To: Skeeter Bug who wrote (23059)9/25/2009 7:36:26 AM
From: DebtBomb  Respond to of 71477
 
At G20 summit, Geithner pumps strong-dollar policy
Thu Sep 24, 10:50 pm ET


PITTSBURGH, Pennsylvania (AFP) – Treasury Secretary Timothy Geithner reaffirmed the US strong-dollar policy at the opening of the Group of 20 summit, following China-led calls to review its role as a reserve currency.

"A strong dollar is very important to the United States," Geithner said at a news conference on Thursday at the opening of the two-day summit in Pittsburgh, where leaders of the largest rich and emerging economies are discussing the global economic crisis.

US President Barack Obama and other G20 leaders also will discuss a new framework to correct economic imbalances blamed for fueling the crisis.

Some argue that the financial crisis resulted from imbalances between savings and investment in major economies, which have led to large current deficits, as evident in the United States, and surpluses, as enjoyed by China.

Beijing was the first to call for a new global currency as an alternative to the US dollar as the US deficit rocketed -- the White House estimates it could reach nine trillion dollars over a decade.

A senior official from China's central bank said Thursday. stability of the weak US dollar is critical to the global economic recovery.

"The People's Bank of China and other relevant departments in the Chinese government are watching very closely where the US dollar is headed," Xie Duo said.

"We are also analyzing the causes of this and making our own assessment on the future exchange rate of the US dollar," Xie, a director general of the Chinese central bank, said on the sidelines of the G20 summit.

"Since US dollar is a major reserve currency and a major trade settlement currency, the stability of the US dollar has a key influence on the stability of the world economic recovery."

Chinese Premier Wen Jiabao expressed concern as early as March over the safety of his country's huge US bond holdings now worth more than 800 billion dollars, making it the largest creditor to the United States.

Then, Chinese central bank governor Zhou Xiaochuan, who supervises more than two trillion dollars worth of dollar reserves, the world's largest, raised the stakes by calling for a new reserve currency in place of the dollar.

He wanted the new reserve unit to be based on the SDR, a "special drawing right" created by the International Monetary Fund, drawing immediate support from Russia, Brazil and several other nations.

"These countries realize that they would suffer losses if inflation eroded the value of the dollar securities they own," said Richard Cooper, a professor of international economics at Harvard University.

But he said there were no feasible alternatives to the US dollar as a widely used international currency, discounting even IMF's synthetic SDR currency, comprising a basket of the dollar, euro, yen and the pound.

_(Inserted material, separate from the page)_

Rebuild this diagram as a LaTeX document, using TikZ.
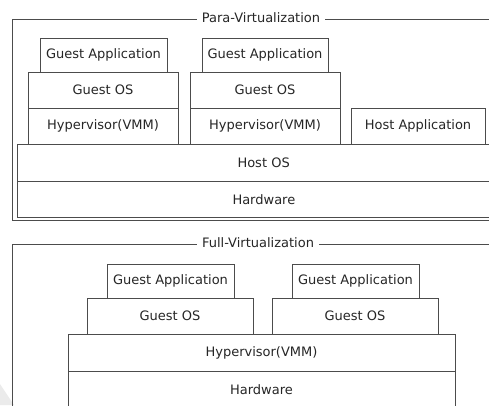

"The dollar will remain the dominant world currency, thanks to the stability of our political system and the rule of law that isn't a feature of many other economies," said Irwin Stelzer, director of economic-policy studies at the Washington-based Hudson Institute.

Even the Chinese are stuck with nearly a trillion dollars worth of US bonds and are not likely to drive down the value of that hoard by selling large amounts of dollar-denominated assets, Stelzer said.

But what is baffling analysts is that a key UN agency -- the United Nations Conference on Trade and Development, or UNCTAD -- has joined the chorus of calls for a new reserve currency.

An UNCTAD report this month endorsed a proposal that IMF-issued SDRs "could be used to settle international payments."

Until the current global economic crisis, SDRs issued by the IMF have been used by IMF member nation states "primarily as a reserve account to support international trade transactions, not as an alternative international currency available to settle international debt transactions in danger of default," said political scientist Jerome Corsi in "Red Alert," a global financial newsletter.

China, meanwhile, continues to flex its muscle.

It has proposed that the G20 economies consider setting up an international wealth fund that would invest a portion of its members' current-account surpluses in developing economies.